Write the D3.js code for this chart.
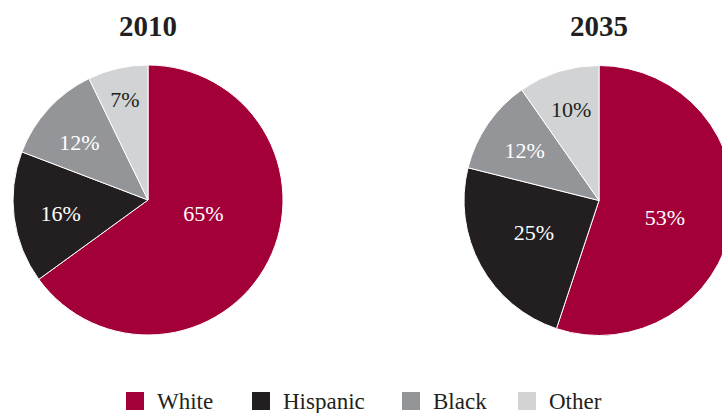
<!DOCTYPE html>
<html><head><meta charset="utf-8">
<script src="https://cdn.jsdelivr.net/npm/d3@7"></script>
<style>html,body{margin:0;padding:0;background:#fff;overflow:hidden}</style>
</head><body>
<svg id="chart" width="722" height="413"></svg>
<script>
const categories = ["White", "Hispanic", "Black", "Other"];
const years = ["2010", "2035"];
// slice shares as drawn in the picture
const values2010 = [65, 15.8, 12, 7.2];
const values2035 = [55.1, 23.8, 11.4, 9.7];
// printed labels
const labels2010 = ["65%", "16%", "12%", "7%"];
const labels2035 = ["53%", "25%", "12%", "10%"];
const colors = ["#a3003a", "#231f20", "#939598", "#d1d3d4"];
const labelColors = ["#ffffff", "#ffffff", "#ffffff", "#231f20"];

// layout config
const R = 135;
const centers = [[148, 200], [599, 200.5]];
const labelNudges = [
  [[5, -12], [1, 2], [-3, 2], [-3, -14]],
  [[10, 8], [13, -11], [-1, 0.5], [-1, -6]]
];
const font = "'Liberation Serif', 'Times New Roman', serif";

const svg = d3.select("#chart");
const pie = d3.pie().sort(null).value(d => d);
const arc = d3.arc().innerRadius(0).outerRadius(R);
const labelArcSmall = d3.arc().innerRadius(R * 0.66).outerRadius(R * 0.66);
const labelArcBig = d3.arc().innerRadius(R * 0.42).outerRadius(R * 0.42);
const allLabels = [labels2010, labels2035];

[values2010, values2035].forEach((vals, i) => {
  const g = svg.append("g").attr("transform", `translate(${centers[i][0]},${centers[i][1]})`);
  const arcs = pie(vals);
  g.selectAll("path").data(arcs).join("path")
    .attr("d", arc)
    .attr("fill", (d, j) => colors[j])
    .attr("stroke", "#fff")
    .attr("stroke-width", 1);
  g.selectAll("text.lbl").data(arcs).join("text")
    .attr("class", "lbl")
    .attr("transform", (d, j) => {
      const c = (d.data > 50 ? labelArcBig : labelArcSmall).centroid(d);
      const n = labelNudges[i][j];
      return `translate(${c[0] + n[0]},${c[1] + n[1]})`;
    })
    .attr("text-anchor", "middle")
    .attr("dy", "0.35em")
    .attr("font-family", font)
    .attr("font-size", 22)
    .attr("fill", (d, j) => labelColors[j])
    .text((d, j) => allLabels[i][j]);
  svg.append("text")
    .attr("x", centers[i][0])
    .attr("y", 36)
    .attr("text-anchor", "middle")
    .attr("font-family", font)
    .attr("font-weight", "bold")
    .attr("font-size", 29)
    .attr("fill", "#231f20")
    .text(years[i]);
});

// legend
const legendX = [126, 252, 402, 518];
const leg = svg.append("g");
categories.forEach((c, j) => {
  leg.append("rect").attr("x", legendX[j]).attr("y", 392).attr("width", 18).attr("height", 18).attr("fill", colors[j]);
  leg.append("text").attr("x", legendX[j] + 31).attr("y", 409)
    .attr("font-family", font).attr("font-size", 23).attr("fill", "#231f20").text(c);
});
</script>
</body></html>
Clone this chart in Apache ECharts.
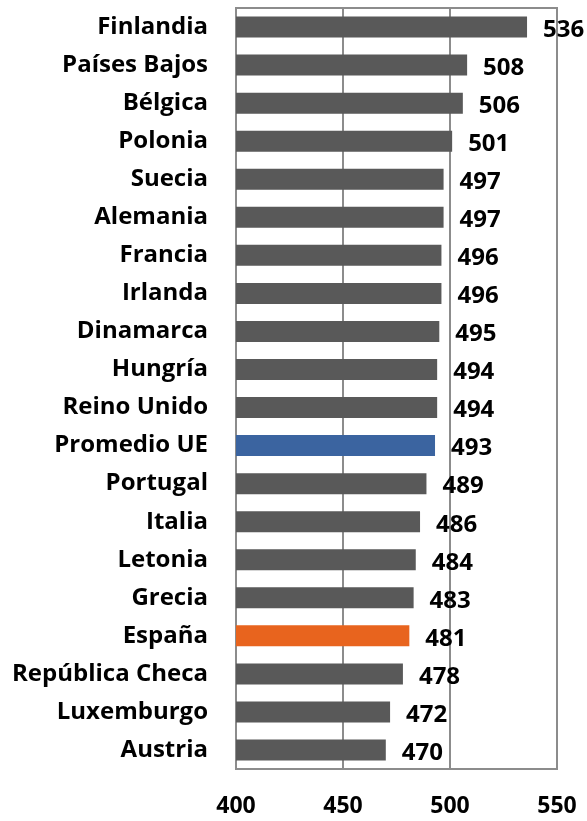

________

Task directions: Among the lines of the listing, how many hold the string "this"? Respond with only the number.

Complete response: 2